Untuk diketahui, Putri sebelumnya dituntut 8 tahun penjara. Jaksa menyakini Putri terlibat pembunuhan berencana Yosua bersama Ferdy Sambo, Bharada Richard Eliezer, Bripka Ricky Rizal, dan Kuat Ma'ruf.
Simak selengkapnya di halaman berikutnya.
JPU Tetap Tuntut Eliezer 12 Tahun Penjara
JPU juga meminta majelis hakim agar Bharada Richard Eliezer tetap menjatuhkan hukuman 12 tahun penjara sesuai dengan tuntutan jaksa. Jaksa menyinggung soal rasa sakit yang dialami Brigadir N Yosua Hutabarat saat ditembak oleh Eliezer.
"Berdasarkan landasan berpikir di atas, kami JPU telah berusaha memahami penderitaan dan sakitnya korban Nopriansyah Yosua Hutabarat sesaat sebelum ditembak sampai dengan bersangkutan meregang nyawa akibat timah panas yang menembus dan bersarang dalam tubuhnya," kata jaksa saat membaca replik di PN Jaksel, Senin (30/1).
Jaksa mengatakan Eliezer memang bersikap jujur. Namun, menurut jaksa, kejujuran Eliezer di sidang tidak berarti perbuatan pidananya terhapus.

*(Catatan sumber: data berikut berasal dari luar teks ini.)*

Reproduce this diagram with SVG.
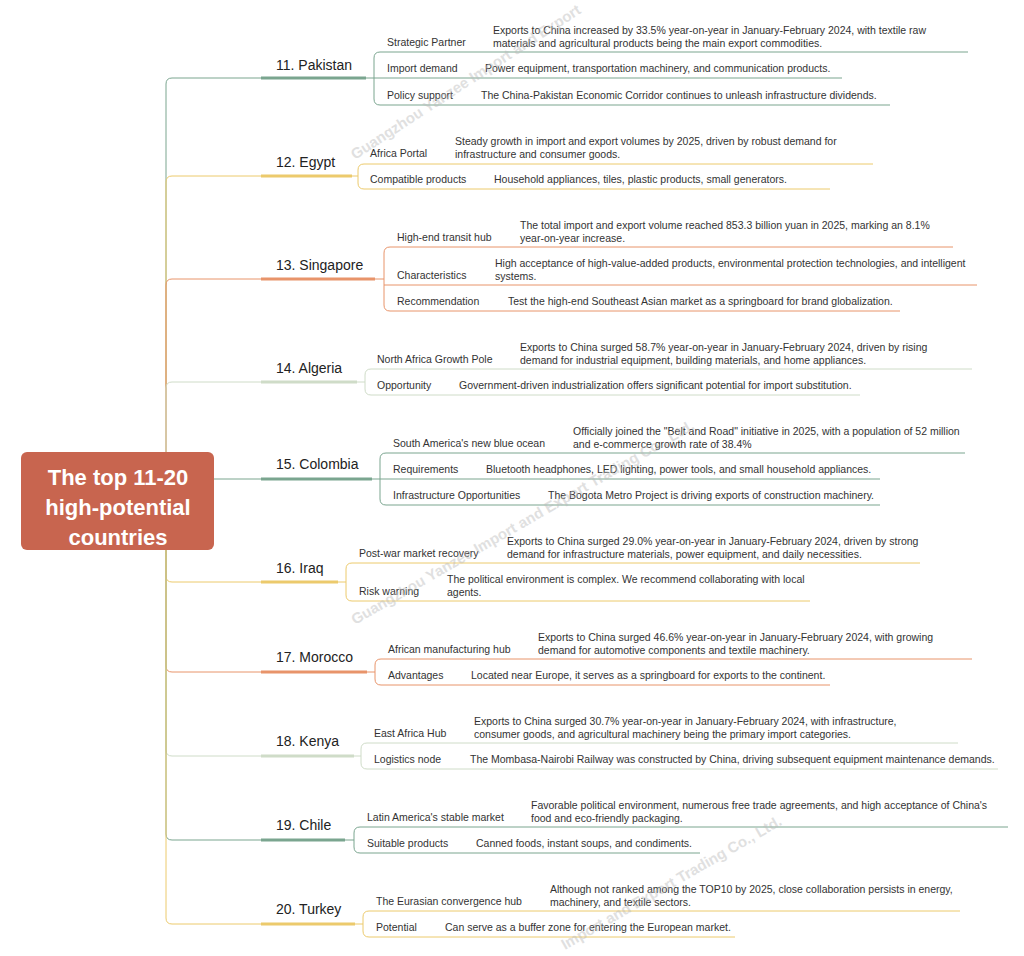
<svg xmlns="http://www.w3.org/2000/svg" width="1024" height="956" viewBox="0 0 1024 956">
<style>
text{font-family:"Liberation Sans",Arial,sans-serif;fill:#333}
.c{font-size:14px;fill:#222}
.l{font-size:10.5px}
.d{font-size:10.5px}
.root{font-size:22px;font-weight:bold;fill:#fff;text-anchor:middle}
.wm{font-size:15px;font-weight:bold;fill:#bbb;opacity:0.45}
.g{stroke:#7aa58f}.y{stroke:#ecca6c}.o{stroke:#e8946a}.p{stroke:#cfdcc8}
path{fill:none}
.th{stroke-width:3}
.tn{stroke-width:1}
</style>
<rect width="1024" height="956" fill="#fff"/>
<g id="connectors">
<path class="g tn" d="M166 452V84Q166 78 172 78H261"/>
<path class="y tn" d="M166 452V182Q166 176 172 176H261"/>
<path class="o tn" d="M166 452V285Q166 279 172 279H261"/>
<path class="p tn" d="M166 452V388Q166 382 172 382H261"/>
<path class="g tn" d="M214 479H261"/>
<path class="y tn" d="M166 550V576Q166 582 172 582H261"/>
<path class="o tn" d="M166 550V666Q166 672 172 672H261"/>
<path class="p tn" d="M166 550V750Q166 756 172 756H261"/>
<path class="g tn" d="M166 550V834Q166 840 172 840H261"/>
<path class="y tn" d="M166 550V918Q166 924 172 924H261"/>
</g>
<g id="root"><rect x="21" y="452" width="193" height="98" rx="6" fill="#c8654f"/>
<text class="root" x="118" y="485">The top 11-20</text><text class="root" x="118" y="515">high-potential</text><text class="root" x="118" y="545">countries</text></g>

<g id="pakistan"><text class="c" x="276" y="70">11. Pakistan</text><path class="g th" d="M261 78H366"/><path class="g tn" d="M366 78H374"/>
<path class="g tn" d="M968 52H380Q374 52 374 58V99Q374 105 380 105H890M374 78H842"/>
<text class="l" x="387" y="46">Strategic Partner</text><text class="d" x="493" y="34">Exports to China increased by 33.5% year-on-year in January-February 2024, with textile raw</text><text class="d" x="493" y="47">materials and agricultural products being the main export commodities.</text>
<text class="l" x="387" y="72">Import demand</text><text class="d" x="485" y="72">Power equipment, transportation machinery, and communication products.</text>
<text class="l" x="387" y="99">Policy support</text><text class="d" x="481" y="99">The China-Pakistan Economic Corridor continues to unleash infrastructure dividends.</text></g>

<g id="egypt"><text class="c" x="276" y="167">12. Egypt</text><path class="y th" d="M261 176H352"/><path class="y tn" d="M352 176H358"/>
<path class="y tn" d="M873 164H364Q358 164 358 170V183Q358 189 364 189H830"/>
<text class="l" x="370" y="157">Africa Portal</text><text class="d" x="455" y="145">Steady growth in import and export volumes by 2025, driven by robust demand for</text><text class="d" x="455" y="158">infrastructure and consumer goods.</text>
<text class="l" x="370" y="183">Compatible products</text><text class="d" x="494" y="183">Household appliances, tiles, plastic products, small generators.</text></g>

<g id="singapore"><text class="c" x="276" y="270">13. Singapore</text><path class="o th" d="M261 279H375"/><path class="o tn" d="M375 279H384"/>
<path class="o tn" d="M953 247H390Q384 247 384 253V305Q384 311 390 311H900M384 285H977"/>
<text class="l" x="397" y="241">High-end transit hub</text><text class="d" x="520" y="229">The total import and export volume reached 853.3 billion yuan in 2025, marking an 8.1%</text><text class="d" x="520" y="242">year-on-year increase.</text>
<text class="l" x="397" y="279">Characteristics</text><text class="d" x="495" y="267">High acceptance of high-value-added products, environmental protection technologies, and intelligent</text><text class="d" x="495" y="280">systems.</text>
<text class="l" x="397" y="305">Recommendation</text><text class="d" x="508" y="305">Test the high-end Southeast Asian market as a springboard for brand globalization.</text></g>

<g id="algeria"><text class="c" x="276" y="373">14. Algeria</text><path class="p th" d="M261 382H357"/><path class="p tn" d="M357 382H365"/>
<path class="p tn" d="M972 369H371Q365 369 365 375V389Q365 395 371 395H860"/>
<text class="l" x="377" y="363">North Africa Growth Pole</text><text class="d" x="520" y="351">Exports to China surged 58.7% year-on-year in January-February 2024, driven by rising</text><text class="d" x="520" y="364">demand for industrial equipment, building materials, and home appliances.</text>
<text class="l" x="377" y="389">Opportunity</text><text class="d" x="459" y="389">Government-driven industrialization offers significant potential for import substitution.</text></g>

<g id="colombia"><text class="c" x="276" y="469">15. Colombia</text><path class="g th" d="M261 479H372"/><path class="g tn" d="M372 479H380"/>
<path class="g tn" d="M965 453H386Q380 453 380 459V499Q380 505 386 505H880M380 479H880"/>
<text class="l" x="393" y="447">South America's new blue ocean</text><text class="d" x="573" y="435">Officially joined the "Belt and Road" initiative in 2025, with a population of 52 million</text><text class="d" x="573" y="448">and e-commerce growth rate of 38.4%</text>
<text class="l" x="393" y="473">Requirements</text><text class="d" x="486" y="473">Bluetooth headphones, LED lighting, power tools, and small household appliances.</text>
<text class="l" x="393" y="499">Infrastructure Opportunities</text><text class="d" x="548" y="499">The Bogota Metro Project is driving exports of construction machinery.</text></g>

<g id="iraq"><text class="c" x="276" y="573">16. Iraq</text><path class="y th" d="M261 582H338"/><path class="y tn" d="M338 582H346"/>
<path class="y tn" d="M920 563H352Q346 563 346 569V595Q346 601 352 601H810"/>
<text class="l" x="359" y="557">Post-war market recovery</text><text class="d" x="507" y="545">Exports to China surged 29.0% year-on-year in January-February 2024, driven by strong</text><text class="d" x="507" y="558">demand for infrastructure materials, power equipment, and daily necessities.</text>
<text class="l" x="359" y="595">Risk warning</text><text class="d" x="447" y="583">The political environment is complex. We recommend collaborating with local</text><text class="d" x="447" y="596">agents.</text></g>

<g id="morocco"><text class="c" x="276" y="662">17. Morocco</text><path class="o th" d="M261 672H367"/><path class="o tn" d="M367 672H375"/>
<path class="o tn" d="M972 659H381Q375 659 375 665V679Q375 685 381 685H830"/>
<text class="l" x="388" y="653">African manufacturing hub</text><text class="d" x="538" y="641">Exports to China surged 46.6% year-on-year in January-February 2024, with growing</text><text class="d" x="538" y="654">demand for automotive components and textile machinery.</text>
<text class="l" x="388" y="679">Advantages</text><text class="d" x="471" y="679">Located near Europe, it serves as a springboard for exports to the continent.</text></g>

<g id="kenya"><text class="c" x="276" y="746">18. Kenya</text><path class="p th" d="M261 756H354"/><path class="p tn" d="M354 756H361"/>
<path class="p tn" d="M958 743H367Q361 743 361 749V763Q361 769 367 769H998"/>
<text class="l" x="374" y="737">East Africa Hub</text><text class="d" x="474" y="725">Exports to China surged 30.7% year-on-year in January-February 2024, with infrastructure,</text><text class="d" x="474" y="738">consumer goods, and agricultural machinery being the primary import categories.</text>
<text class="l" x="374" y="763">Logistics node</text><text class="d" x="470" y="763">The Mombasa-Nairobi Railway was constructed by China, driving subsequent equipment maintenance demands.</text></g>

<g id="chile"><text class="c" x="276" y="830">19. Chile</text><path class="g th" d="M261 840H345"/><path class="g tn" d="M345 840H354"/>
<path class="g tn" d="M1008 827H360Q354 827 354 833V847Q354 853 360 853H700"/>
<text class="l" x="367" y="821">Latin America's stable market</text><text class="d" x="531" y="809">Favorable political environment, numerous free trade agreements, and high acceptance of China's</text><text class="d" x="531" y="822">food and eco-friendly packaging.</text>
<text class="l" x="367" y="847">Suitable products</text><text class="d" x="476" y="847">Canned foods, instant soups, and condiments.</text></g>

<g id="turkey"><text class="c" x="276" y="914">20. Turkey</text><path class="y th" d="M261 924H355"/><path class="y tn" d="M355 924H363"/>
<path class="y tn" d="M960 911H369Q363 911 363 917V931Q363 937 369 937H735"/>
<text class="l" x="376" y="905">The Eurasian convergence hub</text><text class="d" x="550" y="893">Although not ranked among the TOP10 by 2025, close collaboration persists in energy,</text><text class="d" x="550" y="906">machinery, and textile sectors.</text>
<text class="l" x="376" y="931">Potential</text><text class="d" x="445" y="931">Can serve as a buffer zone for entering the European market.</text></g>

<g id="watermarks">
<text class="wm" transform="translate(355,160) rotate(-33)">Guangzhou Yanzee Import and Export</text>
<text class="wm" transform="translate(355,625) rotate(-30)">Guangzhou Yanzee Import and Export Trading Co., Ltd.</text>
<text class="wm" transform="translate(565,950) rotate(-30)">Import and Export Trading Co., Ltd.</text>
</g>
</svg>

Selain berusaha memahami perasaan Yosua sebagai korban, jaksa mengatakan tuntutannya itu sebagai bentuk empati kepada keluarga Brigadir Yosua. Jaksa juga menjelaskan faktor lain yang membuat mereka menuntut Eliezer dijatuhi hukuman 12 tahun penjara.
"Penderitaan keluarga korban atas meninggalnya Yosua, pemaafan keluarga korban Yosua kepada terdakwa Richard Eliezer Pudihang Lumiu, serta kondisi sosial kemasyarakatan sehubungan dengan faktor penjerat pidana bagi terdakwa Richard Eliezer Pudihang Lumiu adalah agar tidak melakukan perbuatan yang sama di kemudian hari, maupun bagi masyarakat luas untuk mengamankan masyarakat dari penjahat sehingga dengan demikian diharapkan anggota, dan masyarakat lainnya tidak akan melakukan tindak pidana sebagaimana tujuan dan teori," jelas jaksa.